The Big Street doesn’t fit neatly into any genre, as Hollywood doesn’t make too many Damon Runyon stories with a nineteenth-century romantic overlay that center on a crippled, bitter woman abusing the one good man in her life – because, well, Hollywood likes to make money.

The story – whose only message is that love can be unexplainable – is too much of a downer for box-office success. Still, stars Lucille Ball and Henry Fonda, plus an impressive cast, carry this story much further than you think they can on raw talent and passion.

It starts on Broadway, where Ball is a nightclub singer who tries to trade in her gangster boyfriend, played by Barton MacLane, for a rich, handsome society gentleman, played by William T. Orr. Watching all this, with romantic dreams of Ball, is a "nobody" busboy, played by Henry Fonda.

MacLane, angry at the brushoff from Ball, pushes her down a flight of stairs. She's paralyzed from the waist down, prompting all her fancy friends and the society boyfriend to abandon her, but not Fonda. He starts paying her bills as best he can and provides her with a roof over her head.

Ball is unstintingly ungrateful. She complains about Fonda's shoddy apartment and, well, everything, as he works tirelessly to keep her housed, clothed, and fed. The only help he gets is from his, according to Ball, "low-class" friends – a bunch of Runyonesque characters.

About halfway through, Ball badgers Fonda to take her to Florida, so the movie shifts south with all the Runyonesque characters along for the ride. It's the same in Florida as Ball complains bitterly, while treating all the people who are nice to her horribly.

To wrap the plot up – which isn't much and doesn't matter much – Ball's health deteriorates, causing Fonda and his friends to make one last-ditch grand romantic gesture to pull Ball out of her depression. It's not believable, but it is an impressive scene beautifully executed.

Taken literally, this movie doesn't work as nobody would put up with Ball the way Fonda and his friends do. Taken as a fable – as a throwback story to nineteenth-century romanticism within a 1930s Damon Runyon construct – it's an odd, but often engaging effort.
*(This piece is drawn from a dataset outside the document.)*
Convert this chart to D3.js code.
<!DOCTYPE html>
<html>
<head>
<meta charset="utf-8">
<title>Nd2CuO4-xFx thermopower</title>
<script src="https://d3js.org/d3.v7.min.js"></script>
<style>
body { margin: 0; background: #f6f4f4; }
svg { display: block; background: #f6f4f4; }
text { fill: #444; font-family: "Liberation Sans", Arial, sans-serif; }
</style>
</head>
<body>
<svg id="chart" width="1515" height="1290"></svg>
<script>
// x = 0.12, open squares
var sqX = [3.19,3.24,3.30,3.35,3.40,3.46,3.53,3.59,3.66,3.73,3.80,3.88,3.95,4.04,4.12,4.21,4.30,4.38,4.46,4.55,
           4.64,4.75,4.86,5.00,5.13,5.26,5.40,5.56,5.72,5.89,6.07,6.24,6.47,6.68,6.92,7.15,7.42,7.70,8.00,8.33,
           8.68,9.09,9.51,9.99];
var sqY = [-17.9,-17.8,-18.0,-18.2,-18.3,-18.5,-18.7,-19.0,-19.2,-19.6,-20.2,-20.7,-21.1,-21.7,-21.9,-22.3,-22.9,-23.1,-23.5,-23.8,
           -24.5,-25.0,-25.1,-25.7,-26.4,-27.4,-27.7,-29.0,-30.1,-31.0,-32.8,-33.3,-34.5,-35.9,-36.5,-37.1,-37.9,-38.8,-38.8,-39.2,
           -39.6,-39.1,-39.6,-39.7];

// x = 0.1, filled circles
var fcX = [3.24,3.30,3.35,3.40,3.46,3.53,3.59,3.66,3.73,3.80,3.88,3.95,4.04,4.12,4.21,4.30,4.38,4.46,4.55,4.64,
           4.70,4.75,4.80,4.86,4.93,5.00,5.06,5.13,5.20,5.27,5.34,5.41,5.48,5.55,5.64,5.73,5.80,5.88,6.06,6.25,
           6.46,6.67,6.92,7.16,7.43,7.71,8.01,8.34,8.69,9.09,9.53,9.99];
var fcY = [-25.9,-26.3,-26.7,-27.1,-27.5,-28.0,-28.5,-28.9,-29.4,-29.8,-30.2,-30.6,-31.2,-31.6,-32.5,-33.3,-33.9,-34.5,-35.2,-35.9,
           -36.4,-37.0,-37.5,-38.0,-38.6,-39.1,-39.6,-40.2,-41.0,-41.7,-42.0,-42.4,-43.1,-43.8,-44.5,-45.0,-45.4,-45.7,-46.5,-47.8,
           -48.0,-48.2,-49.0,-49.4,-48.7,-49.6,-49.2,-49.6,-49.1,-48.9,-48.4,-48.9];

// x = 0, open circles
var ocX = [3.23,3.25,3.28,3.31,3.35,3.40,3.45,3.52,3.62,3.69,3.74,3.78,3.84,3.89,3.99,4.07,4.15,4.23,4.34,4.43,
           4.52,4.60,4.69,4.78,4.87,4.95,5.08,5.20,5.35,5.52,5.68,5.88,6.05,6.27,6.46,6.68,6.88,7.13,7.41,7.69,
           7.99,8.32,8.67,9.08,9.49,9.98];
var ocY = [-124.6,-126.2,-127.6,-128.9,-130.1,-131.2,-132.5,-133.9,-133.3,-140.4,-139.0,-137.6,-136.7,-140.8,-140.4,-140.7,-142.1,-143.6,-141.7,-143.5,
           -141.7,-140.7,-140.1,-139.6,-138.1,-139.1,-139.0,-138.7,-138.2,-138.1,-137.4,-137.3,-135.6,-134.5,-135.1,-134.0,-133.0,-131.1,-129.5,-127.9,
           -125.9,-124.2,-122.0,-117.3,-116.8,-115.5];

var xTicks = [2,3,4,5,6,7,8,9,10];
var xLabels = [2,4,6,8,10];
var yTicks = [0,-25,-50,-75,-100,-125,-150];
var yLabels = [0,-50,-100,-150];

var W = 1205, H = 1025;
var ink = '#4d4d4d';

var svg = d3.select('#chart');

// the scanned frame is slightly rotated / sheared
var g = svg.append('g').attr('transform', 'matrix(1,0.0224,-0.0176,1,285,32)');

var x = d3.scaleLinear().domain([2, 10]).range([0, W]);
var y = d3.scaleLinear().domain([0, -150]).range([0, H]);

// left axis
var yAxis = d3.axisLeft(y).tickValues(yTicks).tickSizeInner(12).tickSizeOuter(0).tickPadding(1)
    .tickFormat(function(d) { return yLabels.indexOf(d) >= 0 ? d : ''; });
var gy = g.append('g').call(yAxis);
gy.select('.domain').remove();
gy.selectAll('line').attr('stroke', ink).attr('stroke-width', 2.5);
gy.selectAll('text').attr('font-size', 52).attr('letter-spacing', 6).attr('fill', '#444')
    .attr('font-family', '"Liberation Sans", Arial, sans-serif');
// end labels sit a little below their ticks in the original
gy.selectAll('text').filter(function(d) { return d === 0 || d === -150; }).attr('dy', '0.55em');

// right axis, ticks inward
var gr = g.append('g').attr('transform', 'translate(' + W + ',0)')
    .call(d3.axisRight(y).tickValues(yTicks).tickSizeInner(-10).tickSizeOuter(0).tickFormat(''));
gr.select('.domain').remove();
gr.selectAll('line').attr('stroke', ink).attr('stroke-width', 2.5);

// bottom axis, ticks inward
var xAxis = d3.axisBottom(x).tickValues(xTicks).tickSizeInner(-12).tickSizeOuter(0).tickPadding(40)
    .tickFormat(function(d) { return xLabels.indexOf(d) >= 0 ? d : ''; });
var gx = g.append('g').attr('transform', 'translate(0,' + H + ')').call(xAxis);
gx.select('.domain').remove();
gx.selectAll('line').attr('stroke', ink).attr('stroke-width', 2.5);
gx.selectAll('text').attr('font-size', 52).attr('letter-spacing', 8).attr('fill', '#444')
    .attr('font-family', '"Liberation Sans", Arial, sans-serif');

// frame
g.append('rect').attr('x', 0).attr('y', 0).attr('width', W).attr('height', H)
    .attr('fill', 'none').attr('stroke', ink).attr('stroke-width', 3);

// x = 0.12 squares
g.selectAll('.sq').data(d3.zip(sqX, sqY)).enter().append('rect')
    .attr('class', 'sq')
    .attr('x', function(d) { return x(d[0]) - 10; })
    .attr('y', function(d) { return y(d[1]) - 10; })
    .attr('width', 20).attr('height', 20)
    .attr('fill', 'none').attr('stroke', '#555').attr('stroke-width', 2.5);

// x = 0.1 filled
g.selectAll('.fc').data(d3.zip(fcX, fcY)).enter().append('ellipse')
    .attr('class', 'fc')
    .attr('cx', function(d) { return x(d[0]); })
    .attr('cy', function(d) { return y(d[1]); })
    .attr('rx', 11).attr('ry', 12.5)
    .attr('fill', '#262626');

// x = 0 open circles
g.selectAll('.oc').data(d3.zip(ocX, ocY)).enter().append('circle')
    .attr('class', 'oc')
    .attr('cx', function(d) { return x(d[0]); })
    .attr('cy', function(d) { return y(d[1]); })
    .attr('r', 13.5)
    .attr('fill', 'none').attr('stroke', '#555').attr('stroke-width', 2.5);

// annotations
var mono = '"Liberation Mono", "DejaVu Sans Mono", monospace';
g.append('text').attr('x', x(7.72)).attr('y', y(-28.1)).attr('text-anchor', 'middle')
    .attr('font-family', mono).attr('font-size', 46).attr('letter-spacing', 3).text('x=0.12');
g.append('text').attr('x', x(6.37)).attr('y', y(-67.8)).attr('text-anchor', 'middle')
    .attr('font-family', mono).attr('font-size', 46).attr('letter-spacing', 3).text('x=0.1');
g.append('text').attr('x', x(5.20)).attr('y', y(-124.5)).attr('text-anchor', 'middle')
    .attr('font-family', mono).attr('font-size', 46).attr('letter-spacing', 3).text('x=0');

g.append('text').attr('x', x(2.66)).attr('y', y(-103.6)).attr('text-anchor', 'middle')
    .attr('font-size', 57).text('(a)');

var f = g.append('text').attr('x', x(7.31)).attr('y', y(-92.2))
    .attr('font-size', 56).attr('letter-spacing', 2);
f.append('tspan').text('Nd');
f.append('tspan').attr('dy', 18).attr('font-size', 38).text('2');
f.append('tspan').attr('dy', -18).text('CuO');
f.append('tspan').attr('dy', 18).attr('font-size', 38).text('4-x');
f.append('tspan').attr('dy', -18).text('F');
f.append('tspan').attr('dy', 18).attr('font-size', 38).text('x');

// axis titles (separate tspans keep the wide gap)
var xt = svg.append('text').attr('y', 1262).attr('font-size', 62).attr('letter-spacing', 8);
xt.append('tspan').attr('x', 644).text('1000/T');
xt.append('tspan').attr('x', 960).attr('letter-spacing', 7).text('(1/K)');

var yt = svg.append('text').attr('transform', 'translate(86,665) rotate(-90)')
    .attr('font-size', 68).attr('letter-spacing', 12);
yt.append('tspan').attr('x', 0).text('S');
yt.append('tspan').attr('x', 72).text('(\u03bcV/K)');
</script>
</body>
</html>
This only works because Ball and Fonda are pros. Ball, playing completely against her later image, is haughty and nasty, but still, look for the few scenes where she breaks down and you'll see a talented actress at the top of her game. She was much more than just "Lucy!"

Fonda, too, in a sort of Of Human Bondage-style, inexplicably obeisant role, shows why he had a six-decade-long career in a fickle business. You want to knock some sense into him several times, but you never doubt that, for some unknown reason, he is completely devoted to Ball.

It's not fair to mention some but not all of the supporting actors (but here goes anyway) – including Sam Levine, Eugene Pallette, Agnes Moorehead, Ray Collins, and so many others – who bring a spirit of kindness despite their meager means to this rough-edged fairytale.

Their performances give the movie comic relief, which is needed, but also a surprising amount of heart. They accept Fonda's weakness and, often, Ball's arrogance with an unspoken Christian charity that imbues a touching gentleness into the movie.

The Big Street wasn’t a hit, and it’s not well known today, as it’s a downer overall with a message of romanticism that was already passé when it was released – and one that couldn’t be more foreign to our modern-day, me-focused approach to love.

If you can step back from that, there is something here for the spirit, or the soul, or whatever it is that makes men and women more than just machines. Sure, you dismiss it as a fable, but you also feel there's something deeply human at work too.